The problem:
Reproduce nothing but the lines from the one with "Generate a web" through the one with "ctx.lineWidth = 1;", exactly and with both ends. Omit pictures.

Dataset records:
Start

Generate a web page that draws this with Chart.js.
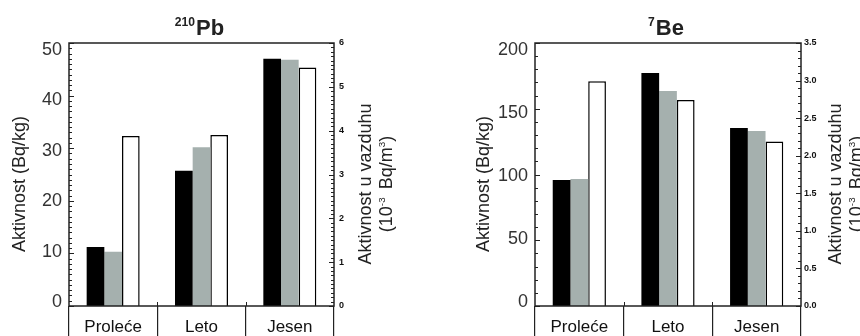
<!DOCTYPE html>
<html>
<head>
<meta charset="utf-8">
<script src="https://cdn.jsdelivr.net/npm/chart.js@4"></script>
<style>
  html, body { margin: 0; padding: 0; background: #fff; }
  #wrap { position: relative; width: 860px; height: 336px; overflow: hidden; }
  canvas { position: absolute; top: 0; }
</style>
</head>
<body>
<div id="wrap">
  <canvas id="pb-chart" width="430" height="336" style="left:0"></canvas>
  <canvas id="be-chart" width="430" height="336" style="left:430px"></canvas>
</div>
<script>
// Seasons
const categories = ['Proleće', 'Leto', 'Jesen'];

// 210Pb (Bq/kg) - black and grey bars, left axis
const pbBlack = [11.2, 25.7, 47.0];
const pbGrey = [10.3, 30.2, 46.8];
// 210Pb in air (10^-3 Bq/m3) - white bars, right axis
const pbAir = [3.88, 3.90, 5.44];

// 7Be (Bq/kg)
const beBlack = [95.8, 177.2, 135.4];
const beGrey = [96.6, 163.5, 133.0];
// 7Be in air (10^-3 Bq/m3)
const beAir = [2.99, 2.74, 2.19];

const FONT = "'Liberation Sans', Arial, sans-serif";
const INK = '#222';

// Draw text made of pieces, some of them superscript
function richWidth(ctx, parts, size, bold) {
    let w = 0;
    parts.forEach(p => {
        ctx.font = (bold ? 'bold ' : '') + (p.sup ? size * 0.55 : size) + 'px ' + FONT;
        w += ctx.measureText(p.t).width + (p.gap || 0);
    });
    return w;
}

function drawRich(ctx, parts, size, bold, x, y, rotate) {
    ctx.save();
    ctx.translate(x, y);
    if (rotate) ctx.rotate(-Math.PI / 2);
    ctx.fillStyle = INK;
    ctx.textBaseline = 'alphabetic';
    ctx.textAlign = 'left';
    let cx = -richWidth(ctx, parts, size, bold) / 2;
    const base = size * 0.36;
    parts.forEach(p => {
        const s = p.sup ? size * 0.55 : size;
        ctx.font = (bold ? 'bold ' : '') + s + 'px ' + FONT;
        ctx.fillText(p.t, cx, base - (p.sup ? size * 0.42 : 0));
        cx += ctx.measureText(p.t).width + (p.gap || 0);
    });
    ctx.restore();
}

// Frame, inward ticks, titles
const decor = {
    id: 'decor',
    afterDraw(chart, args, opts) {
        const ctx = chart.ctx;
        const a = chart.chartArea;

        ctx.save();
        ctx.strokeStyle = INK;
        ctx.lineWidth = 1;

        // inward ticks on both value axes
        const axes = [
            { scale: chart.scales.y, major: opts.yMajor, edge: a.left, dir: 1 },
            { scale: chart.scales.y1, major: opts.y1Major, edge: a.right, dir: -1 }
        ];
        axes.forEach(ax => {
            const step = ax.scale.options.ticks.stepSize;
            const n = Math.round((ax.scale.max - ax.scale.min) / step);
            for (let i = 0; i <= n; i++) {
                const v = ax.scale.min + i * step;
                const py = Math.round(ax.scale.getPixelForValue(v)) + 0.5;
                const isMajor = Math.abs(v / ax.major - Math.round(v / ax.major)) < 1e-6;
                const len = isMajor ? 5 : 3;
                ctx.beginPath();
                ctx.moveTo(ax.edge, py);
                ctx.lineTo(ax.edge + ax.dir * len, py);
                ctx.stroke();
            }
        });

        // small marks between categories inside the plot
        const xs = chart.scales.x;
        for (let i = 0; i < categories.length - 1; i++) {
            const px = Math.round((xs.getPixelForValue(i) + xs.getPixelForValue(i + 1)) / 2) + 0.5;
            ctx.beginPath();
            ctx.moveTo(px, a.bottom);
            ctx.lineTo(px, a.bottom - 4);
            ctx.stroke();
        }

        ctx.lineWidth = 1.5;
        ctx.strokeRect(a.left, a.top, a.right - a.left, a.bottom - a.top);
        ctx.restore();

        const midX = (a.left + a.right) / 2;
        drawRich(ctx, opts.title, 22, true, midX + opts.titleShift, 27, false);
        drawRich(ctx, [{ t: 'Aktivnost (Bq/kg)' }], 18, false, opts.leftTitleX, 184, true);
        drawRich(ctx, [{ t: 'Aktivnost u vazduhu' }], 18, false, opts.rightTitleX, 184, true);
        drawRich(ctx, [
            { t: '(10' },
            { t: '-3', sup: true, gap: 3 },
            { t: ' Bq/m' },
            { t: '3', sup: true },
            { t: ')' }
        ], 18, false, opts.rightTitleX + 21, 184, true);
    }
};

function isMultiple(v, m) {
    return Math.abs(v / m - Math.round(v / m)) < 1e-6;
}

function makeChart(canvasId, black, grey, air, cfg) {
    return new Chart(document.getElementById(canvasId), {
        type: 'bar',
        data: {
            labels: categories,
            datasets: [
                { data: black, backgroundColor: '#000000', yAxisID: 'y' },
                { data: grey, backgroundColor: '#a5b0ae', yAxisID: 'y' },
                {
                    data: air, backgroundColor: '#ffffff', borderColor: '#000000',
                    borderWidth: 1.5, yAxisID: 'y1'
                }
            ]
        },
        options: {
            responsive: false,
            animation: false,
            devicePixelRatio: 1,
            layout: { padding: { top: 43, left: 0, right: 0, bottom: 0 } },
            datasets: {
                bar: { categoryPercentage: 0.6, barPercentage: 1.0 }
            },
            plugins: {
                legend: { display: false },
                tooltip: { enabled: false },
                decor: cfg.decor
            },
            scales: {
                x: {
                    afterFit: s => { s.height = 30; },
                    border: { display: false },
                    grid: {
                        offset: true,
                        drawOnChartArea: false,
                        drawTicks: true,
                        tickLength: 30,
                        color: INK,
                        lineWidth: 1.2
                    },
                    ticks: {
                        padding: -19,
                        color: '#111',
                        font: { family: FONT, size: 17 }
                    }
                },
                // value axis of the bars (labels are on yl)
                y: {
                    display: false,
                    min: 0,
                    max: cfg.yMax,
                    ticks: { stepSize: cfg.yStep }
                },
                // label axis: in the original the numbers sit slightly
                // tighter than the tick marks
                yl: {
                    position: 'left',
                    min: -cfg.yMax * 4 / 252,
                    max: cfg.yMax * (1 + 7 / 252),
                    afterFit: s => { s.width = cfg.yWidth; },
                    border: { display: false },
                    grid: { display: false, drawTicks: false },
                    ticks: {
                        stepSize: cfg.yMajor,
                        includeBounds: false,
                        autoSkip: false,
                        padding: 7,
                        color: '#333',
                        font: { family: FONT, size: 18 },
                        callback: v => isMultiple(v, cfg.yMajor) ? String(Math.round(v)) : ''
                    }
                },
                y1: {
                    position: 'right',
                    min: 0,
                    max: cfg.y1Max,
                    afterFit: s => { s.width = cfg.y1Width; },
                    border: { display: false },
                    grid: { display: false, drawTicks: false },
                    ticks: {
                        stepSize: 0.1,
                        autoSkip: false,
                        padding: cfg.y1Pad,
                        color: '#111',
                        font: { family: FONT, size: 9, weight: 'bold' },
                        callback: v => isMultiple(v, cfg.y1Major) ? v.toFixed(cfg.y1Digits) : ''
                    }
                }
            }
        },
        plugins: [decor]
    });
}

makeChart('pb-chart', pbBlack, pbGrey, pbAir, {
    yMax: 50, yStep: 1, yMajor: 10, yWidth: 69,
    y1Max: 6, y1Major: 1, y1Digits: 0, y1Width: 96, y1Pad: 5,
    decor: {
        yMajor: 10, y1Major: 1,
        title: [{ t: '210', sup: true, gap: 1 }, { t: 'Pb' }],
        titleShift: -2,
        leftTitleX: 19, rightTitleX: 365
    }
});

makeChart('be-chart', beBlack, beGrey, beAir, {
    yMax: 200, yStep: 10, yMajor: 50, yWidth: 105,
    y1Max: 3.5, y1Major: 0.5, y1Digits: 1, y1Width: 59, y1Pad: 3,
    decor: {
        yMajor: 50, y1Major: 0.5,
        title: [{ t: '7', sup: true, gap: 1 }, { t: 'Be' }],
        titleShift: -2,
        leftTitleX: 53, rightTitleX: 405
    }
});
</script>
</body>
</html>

End
Start

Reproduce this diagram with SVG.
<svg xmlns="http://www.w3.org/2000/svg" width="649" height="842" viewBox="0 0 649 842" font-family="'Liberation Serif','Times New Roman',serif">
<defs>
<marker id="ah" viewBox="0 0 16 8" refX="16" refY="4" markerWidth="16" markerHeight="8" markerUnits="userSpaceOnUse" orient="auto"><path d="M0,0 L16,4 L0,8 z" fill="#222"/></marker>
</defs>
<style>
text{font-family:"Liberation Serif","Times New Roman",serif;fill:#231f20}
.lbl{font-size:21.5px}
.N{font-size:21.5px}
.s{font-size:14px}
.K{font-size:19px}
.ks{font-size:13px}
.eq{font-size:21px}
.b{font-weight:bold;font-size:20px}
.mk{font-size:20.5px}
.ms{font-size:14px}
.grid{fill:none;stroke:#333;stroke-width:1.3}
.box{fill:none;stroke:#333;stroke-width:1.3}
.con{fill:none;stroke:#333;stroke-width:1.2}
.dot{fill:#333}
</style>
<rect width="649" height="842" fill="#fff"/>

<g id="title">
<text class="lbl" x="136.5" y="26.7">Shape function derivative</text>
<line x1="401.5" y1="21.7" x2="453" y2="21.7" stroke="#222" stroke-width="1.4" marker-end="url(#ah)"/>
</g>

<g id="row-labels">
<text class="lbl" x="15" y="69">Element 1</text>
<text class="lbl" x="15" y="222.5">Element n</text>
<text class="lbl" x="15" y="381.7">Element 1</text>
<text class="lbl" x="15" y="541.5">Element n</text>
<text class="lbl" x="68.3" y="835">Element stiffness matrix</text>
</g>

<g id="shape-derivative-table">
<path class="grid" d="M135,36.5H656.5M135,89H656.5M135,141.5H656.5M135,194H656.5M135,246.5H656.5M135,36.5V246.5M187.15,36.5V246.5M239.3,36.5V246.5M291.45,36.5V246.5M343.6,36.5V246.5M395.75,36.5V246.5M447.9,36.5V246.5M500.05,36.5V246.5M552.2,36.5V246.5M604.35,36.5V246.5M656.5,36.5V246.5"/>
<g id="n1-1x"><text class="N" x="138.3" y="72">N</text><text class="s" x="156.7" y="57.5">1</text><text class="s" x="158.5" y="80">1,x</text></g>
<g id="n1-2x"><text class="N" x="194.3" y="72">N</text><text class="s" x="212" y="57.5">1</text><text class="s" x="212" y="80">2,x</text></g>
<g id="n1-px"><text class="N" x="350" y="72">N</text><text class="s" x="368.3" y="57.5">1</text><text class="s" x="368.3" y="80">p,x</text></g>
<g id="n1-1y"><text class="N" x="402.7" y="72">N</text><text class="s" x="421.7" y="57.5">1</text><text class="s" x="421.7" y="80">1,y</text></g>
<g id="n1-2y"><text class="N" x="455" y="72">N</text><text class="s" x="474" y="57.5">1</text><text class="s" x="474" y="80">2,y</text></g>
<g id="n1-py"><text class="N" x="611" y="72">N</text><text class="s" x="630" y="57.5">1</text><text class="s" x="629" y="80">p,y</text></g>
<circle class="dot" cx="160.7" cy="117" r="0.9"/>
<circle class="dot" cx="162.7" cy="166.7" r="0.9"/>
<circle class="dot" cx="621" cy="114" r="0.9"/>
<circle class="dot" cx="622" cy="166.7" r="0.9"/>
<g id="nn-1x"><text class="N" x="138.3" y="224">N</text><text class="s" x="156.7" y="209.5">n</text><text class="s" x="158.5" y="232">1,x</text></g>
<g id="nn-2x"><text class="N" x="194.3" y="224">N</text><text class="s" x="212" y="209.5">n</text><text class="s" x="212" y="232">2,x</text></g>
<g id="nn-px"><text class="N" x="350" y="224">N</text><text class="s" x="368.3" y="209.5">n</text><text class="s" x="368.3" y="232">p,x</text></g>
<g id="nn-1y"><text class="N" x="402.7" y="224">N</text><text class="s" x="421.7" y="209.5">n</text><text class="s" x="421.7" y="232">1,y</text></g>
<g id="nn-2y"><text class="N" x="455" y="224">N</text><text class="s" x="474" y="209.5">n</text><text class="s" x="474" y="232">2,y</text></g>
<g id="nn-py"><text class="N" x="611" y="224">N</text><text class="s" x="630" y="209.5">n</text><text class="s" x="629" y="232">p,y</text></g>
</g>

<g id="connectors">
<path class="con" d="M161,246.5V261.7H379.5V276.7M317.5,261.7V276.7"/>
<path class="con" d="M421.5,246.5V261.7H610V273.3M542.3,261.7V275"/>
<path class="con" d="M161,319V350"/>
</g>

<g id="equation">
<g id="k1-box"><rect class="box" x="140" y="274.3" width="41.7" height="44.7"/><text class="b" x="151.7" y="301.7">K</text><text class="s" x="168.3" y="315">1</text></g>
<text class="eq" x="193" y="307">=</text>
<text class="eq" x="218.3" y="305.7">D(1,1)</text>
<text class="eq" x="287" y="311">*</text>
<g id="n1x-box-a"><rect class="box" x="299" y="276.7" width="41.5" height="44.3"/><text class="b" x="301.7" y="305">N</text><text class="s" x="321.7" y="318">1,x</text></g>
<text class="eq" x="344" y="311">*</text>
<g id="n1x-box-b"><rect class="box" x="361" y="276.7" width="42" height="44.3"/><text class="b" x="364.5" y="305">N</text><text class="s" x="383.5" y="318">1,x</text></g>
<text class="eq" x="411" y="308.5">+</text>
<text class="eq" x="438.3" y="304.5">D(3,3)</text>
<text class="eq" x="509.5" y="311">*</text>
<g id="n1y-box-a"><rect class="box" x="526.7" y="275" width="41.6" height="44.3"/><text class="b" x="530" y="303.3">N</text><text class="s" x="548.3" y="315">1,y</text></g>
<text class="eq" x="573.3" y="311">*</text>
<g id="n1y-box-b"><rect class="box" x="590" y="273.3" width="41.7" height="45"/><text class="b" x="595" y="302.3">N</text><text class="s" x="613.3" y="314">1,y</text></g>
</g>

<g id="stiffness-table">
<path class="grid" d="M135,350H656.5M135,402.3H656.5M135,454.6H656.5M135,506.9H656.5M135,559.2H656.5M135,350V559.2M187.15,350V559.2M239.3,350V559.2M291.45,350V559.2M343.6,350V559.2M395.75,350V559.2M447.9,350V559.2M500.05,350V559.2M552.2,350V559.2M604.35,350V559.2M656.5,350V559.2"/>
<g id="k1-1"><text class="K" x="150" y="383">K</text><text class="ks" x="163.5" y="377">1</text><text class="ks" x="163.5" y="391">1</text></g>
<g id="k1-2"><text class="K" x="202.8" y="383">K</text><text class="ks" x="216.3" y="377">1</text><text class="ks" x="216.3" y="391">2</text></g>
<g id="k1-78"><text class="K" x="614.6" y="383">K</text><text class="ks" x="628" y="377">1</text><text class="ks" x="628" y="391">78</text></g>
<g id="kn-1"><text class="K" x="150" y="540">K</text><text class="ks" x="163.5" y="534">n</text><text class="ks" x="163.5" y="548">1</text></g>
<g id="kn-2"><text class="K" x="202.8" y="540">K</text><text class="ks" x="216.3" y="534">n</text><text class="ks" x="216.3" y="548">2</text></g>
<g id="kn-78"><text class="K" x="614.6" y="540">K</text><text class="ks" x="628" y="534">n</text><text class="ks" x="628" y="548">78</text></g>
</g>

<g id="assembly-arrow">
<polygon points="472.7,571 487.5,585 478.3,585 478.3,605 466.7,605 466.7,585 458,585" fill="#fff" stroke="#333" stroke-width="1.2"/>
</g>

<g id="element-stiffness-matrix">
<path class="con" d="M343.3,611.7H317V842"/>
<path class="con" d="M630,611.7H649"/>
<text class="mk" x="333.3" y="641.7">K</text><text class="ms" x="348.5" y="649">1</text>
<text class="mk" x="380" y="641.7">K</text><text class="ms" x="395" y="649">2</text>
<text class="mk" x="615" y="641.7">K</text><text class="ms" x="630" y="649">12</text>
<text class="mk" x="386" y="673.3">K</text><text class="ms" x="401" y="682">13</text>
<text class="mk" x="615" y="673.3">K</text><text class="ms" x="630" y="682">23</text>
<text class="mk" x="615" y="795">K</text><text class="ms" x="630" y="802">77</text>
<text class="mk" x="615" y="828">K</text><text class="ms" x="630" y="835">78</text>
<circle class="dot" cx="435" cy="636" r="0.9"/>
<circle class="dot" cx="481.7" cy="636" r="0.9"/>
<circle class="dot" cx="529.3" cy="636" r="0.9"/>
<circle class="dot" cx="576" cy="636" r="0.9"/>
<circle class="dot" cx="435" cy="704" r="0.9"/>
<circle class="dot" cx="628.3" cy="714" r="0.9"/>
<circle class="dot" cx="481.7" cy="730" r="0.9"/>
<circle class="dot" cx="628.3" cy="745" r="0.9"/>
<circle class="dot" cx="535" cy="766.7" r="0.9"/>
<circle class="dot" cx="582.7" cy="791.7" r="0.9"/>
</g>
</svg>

End
Start

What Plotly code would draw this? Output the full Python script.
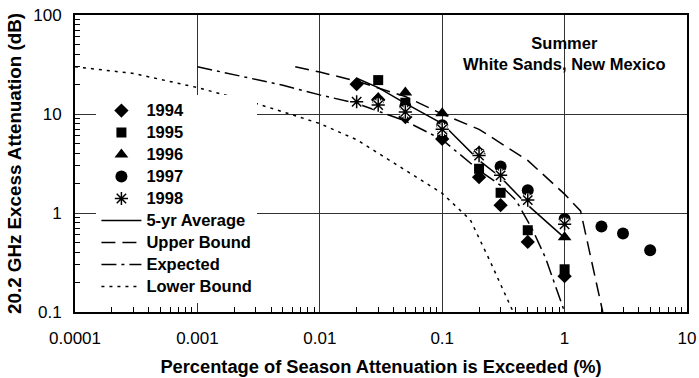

End

Task solution:
Generate a web page that draws this with Chart.js.
<!DOCTYPE html>
<html>
<head>
<meta charset="utf-8">
<script src="https://cdn.jsdelivr.net/npm/chart.js@4"></script>
<style>
  html, body { margin: 0; padding: 0; background: #fff; }
  #wrap { position: relative; width: 860px; height: 336px; overflow: hidden; }
  canvas { position: absolute; top: 0; }
</style>
</head>
<body>
<div id="wrap">
  <canvas id="pb-chart" width="430" height="336" style="left:0"></canvas>
  <canvas id="be-chart" width="430" height="336" style="left:430px"></canvas>
</div>
<script>
// Seasons
const categories = ['Proleće', 'Leto', 'Jesen'];

// 210Pb (Bq/kg) - black and grey bars, left axis
const pbBlack = [11.2, 25.7, 47.0];
const pbGrey = [10.3, 30.2, 46.8];
// 210Pb in air (10^-3 Bq/m3) - white bars, right axis
const pbAir = [3.88, 3.90, 5.44];

// 7Be (Bq/kg)
const beBlack = [95.8, 177.2, 135.4];
const beGrey = [96.6, 163.5, 133.0];
// 7Be in air (10^-3 Bq/m3)
const beAir = [2.99, 2.74, 2.19];

const FONT = "'Liberation Sans', Arial, sans-serif";
const INK = '#222';

// Draw text made of pieces, some of them superscript
function richWidth(ctx, parts, size, bold) {
    let w = 0;
    parts.forEach(p => {
        ctx.font = (bold ? 'bold ' : '') + (p.sup ? size * 0.55 : size) + 'px ' + FONT;
        w += ctx.measureText(p.t).width + (p.gap || 0);
    });
    return w;
}

function drawRich(ctx, parts, size, bold, x, y, rotate) {
    ctx.save();
    ctx.translate(x, y);
    if (rotate) ctx.rotate(-Math.PI / 2);
    ctx.fillStyle = INK;
    ctx.textBaseline = 'alphabetic';
    ctx.textAlign = 'left';
    let cx = -richWidth(ctx, parts, size, bold) / 2;
    const base = size * 0.36;
    parts.forEach(p => {
        const s = p.sup ? size * 0.55 : size;
        ctx.font = (bold ? 'bold ' : '') + s + 'px ' + FONT;
        ctx.fillText(p.t, cx, base - (p.sup ? size * 0.42 : 0));
        cx += ctx.measureText(p.t).width + (p.gap || 0);
    });
    ctx.restore();
}

// Frame, inward ticks, titles
const decor = {
    id: 'decor',
    afterDraw(chart, args, opts) {
        const ctx = chart.ctx;
        const a = chart.chartArea;

        ctx.save();
        ctx.strokeStyle = INK;
        ctx.lineWidth = 1;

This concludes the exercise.